■ Aim of the task: Take the lines from the beginning of the material through the line containing "vals_b, cols_b, 0.40)" and retype them exactly, leaving the pictures out.
** Start of Collected data **
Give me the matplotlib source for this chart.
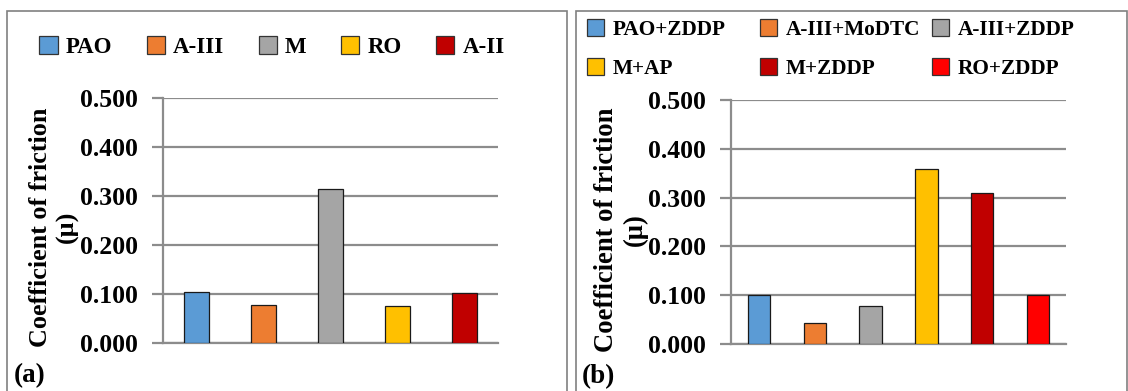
import matplotlib
matplotlib.use("Agg")
import matplotlib.pyplot as plt
from matplotlib.patches import Rectangle, Patch

plt.rcParams['font.family'] = ['Liberation Serif', 'DejaVu Serif']
plt.rcParams['font.weight'] = 'bold'

# Panel (a)
cats_a = ["PAO", "A-III", "M", "RO", "A-II"]
vals_a = [0.105, 0.077, 0.314, 0.075, 0.103]
cols_a = ["#5B9BD5", "#ED7D31", "#A5A5A5", "#FFC000", "#C00000"]

# Panel (b)
cats_b = ["PAO+ZDDP", "A-III+MoDTC", "A-III+ZDDP", "M+AP", "M+ZDDP", "RO+ZDDP"]
vals_b = [0.100, 0.044, 0.078, 0.359, 0.310, 0.100]
cols_b = ["#5B9BD5", "#ED7D31", "#A5A5A5", "#FFC000", "#C00000", "#FF0000"]

yticks = [0.0, 0.1, 0.2, 0.3, 0.4, 0.5]
ylabel = "Coefficient of friction\n(\u00b5)"

W, H = 1128, 391
fig = plt.figure(figsize=(W/100, H/100), dpi=100)

def fx(px):
    return px / W

def fy(py):
    return 1 - py / H

# panel borders
for (x0, x1) in [(7, 567), (576, 1127)]:
    fig.patches.append(Rectangle((fx(x0), fy(392)), fx(x1 - x0), (392 - 11) / H,
                                 transform=fig.transFigure, fill=False,
                                 edgecolor="#808080", linewidth=1.2))

grid_c = "#8C8C8C"

def make_ax(box, cats, vals, cols, width):
    x0, y0, x1, y1 = box
    ax = fig.add_axes([fx(x0), fy(y1), fx(x1 - x0), (y1 - y0) / H])
    x = range(len(cats))
    ax.bar(x, vals, width=width, color=cols, edgecolor="#1a1a1a", linewidth=0.9, zorder=3)
    ax.set_xlim(-0.5, len(cats) - 0.5)
    ax.set_ylim(0, 0.5)
    ax.set_yticks(yticks)
    ax.set_yticklabels([f"{v:.3f}" for v in yticks], fontsize=18.5, fontweight='bold')
    ax.set_xticks([])
    ax.yaxis.grid(True, color=grid_c, linewidth=1.6, zorder=0)
    ax.set_axisbelow(True)
    for s in ["top", "right"]:
        ax.spines[s].set_visible(False)
    ax.spines["left"].set_color(grid_c)
    ax.spines["left"].set_linewidth(1.6)
    ax.spines["bottom"].set_color(grid_c)
    ax.spines["bottom"].set_linewidth(1.6)
    ax.tick_params(axis='y', direction='out', length=8, width=1.6, color=grid_c, pad=10)
    return ax

ax_a = make_ax((163, 98, 498, 343), cats_a, vals_a, cols_a, 0.36)
ax_b = make_ax((731, 100, 1066, 344), cats_b, vals_b, cols_b, 0.40)

# y labels
fig.text(fx(54), fy(227), ylabel, rotation=90, ha='center', va='center',
         multialignment='center', fontsize=18.8, fontweight='bold', linespacing=1.22)
fig.text(fx(621), fy(230), ylabel, rotation=90, ha='center', va='center',
         multialignment='center', fontsize=19.2, fontweight='bold', linespacing=1.22)

# panel labels
fig.text(fx(14), fy(376), "(a)", ha='left', va='center', fontsize=19.5, fontweight='bold')
fig.text(fx(582), fy(377), "(b)", ha='left', va='center', fontsize=19.5, fontweight='bold')

# legend (a)
h_a = [Patch(facecolor=c, edgecolor="#333333", linewidth=0.9) for c in cols_a]
fig.legend(h_a, cats_a, loc='center', bbox_to_anchor=(fx(272), fy(47)), ncol=5,
           frameon=False, handlelength=0.8, handleheight=0.85,
           handletextpad=0.35, columnspacing=1.5, borderpad=0,
           prop={'weight': 'bold', 'size': 16.5})

# legend (b): three columns, row-wise order
h_b = [Patch(facecolor=c, edgecolor="#333333", linewidth=0.9) for c in cols_b]
col_x = [587, 760, 932]
for j in range(3):
    idx = [j, j + 3]
    fig.legend([h_b[i] for i in idx], [cats_b[i] for i in idx], loc='upper left',
               bbox_to_anchor=(fx(col_x[j]), fy(19)), ncol=1, frameon=False,
               handlelength=0.8, handleheight=0.85, handletextpad=0.4,
               labelspacing=0.85, borderpad=0, borderaxespad=0,
               prop={'weight': 'bold', 'size': 15.3})

fig.savefig("out.png", dpi=100)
** End of Collected data **
■ Written response:
Give me the matplotlib source for this chart.
import matplotlib
matplotlib.use("Agg")
import matplotlib.pyplot as plt
from matplotlib.patches import Rectangle, Patch

plt.rcParams['font.family'] = ['Liberation Serif', 'DejaVu Serif']
plt.rcParams['font.weight'] = 'bold'

# Panel (a)
cats_a = ["PAO", "A-III", "M", "RO", "A-II"]
vals_a = [0.105, 0.077, 0.314, 0.075, 0.103]
cols_a = ["#5B9BD5", "#ED7D31", "#A5A5A5", "#FFC000", "#C00000"]

# Panel (b)
cats_b = ["PAO+ZDDP", "A-III+MoDTC", "A-III+ZDDP", "M+AP", "M+ZDDP", "RO+ZDDP"]
vals_b = [0.100, 0.044, 0.078, 0.359, 0.310, 0.100]
cols_b = ["#5B9BD5", "#ED7D31", "#A5A5A5", "#FFC000", "#C00000", "#FF0000"]

yticks = [0.0, 0.1, 0.2, 0.3, 0.4, 0.5]
ylabel = "Coefficient of friction\n(\u00b5)"

W, H = 1128, 391
fig = plt.figure(figsize=(W/100, H/100), dpi=100)

def fx(px):
    return px / W

def fy(py):
    return 1 - py / H

# panel borders
for (x0, x1) in [(7, 567), (576, 1127)]:
    fig.patches.append(Rectangle((fx(x0), fy(392)), fx(x1 - x0), (392 - 11) / H,
                                 transform=fig.transFigure, fill=False,
                                 edgecolor="#808080", linewidth=1.2))

grid_c = "#8C8C8C"

def make_ax(box, cats, vals, cols, width):
    x0, y0, x1, y1 = box
    ax = fig.add_axes([fx(x0), fy(y1), fx(x1 - x0), (y1 - y0) / H])
    x = range(len(cats))
    ax.bar(x, vals, width=width, color=cols, edgecolor="#1a1a1a", linewidth=0.9, zorder=3)
    ax.set_xlim(-0.5, len(cats) - 0.5)
    ax.set_ylim(0, 0.5)
    ax.set_yticks(yticks)
    ax.set_yticklabels([f"{v:.3f}" for v in yticks], fontsize=18.5, fontweight='bold')
    ax.set_xticks([])
    ax.yaxis.grid(True, color=grid_c, linewidth=1.6, zorder=0)
    ax.set_axisbelow(True)
    for s in ["top", "right"]:
        ax.spines[s].set_visible(False)
    ax.spines["left"].set_color(grid_c)
    ax.spines["left"].set_linewidth(1.6)
    ax.spines["bottom"].set_color(grid_c)
    ax.spines["bottom"].set_linewidth(1.6)
    ax.tick_params(axis='y', direction='out', length=8, width=1.6, color=grid_c, pad=10)
    return ax

ax_a = make_ax((163, 98, 498, 343), cats_a, vals_a, cols_a, 0.36)
ax_b = make_ax((731, 100, 1066, 344), cats_b, vals_b, cols_b, 0.40)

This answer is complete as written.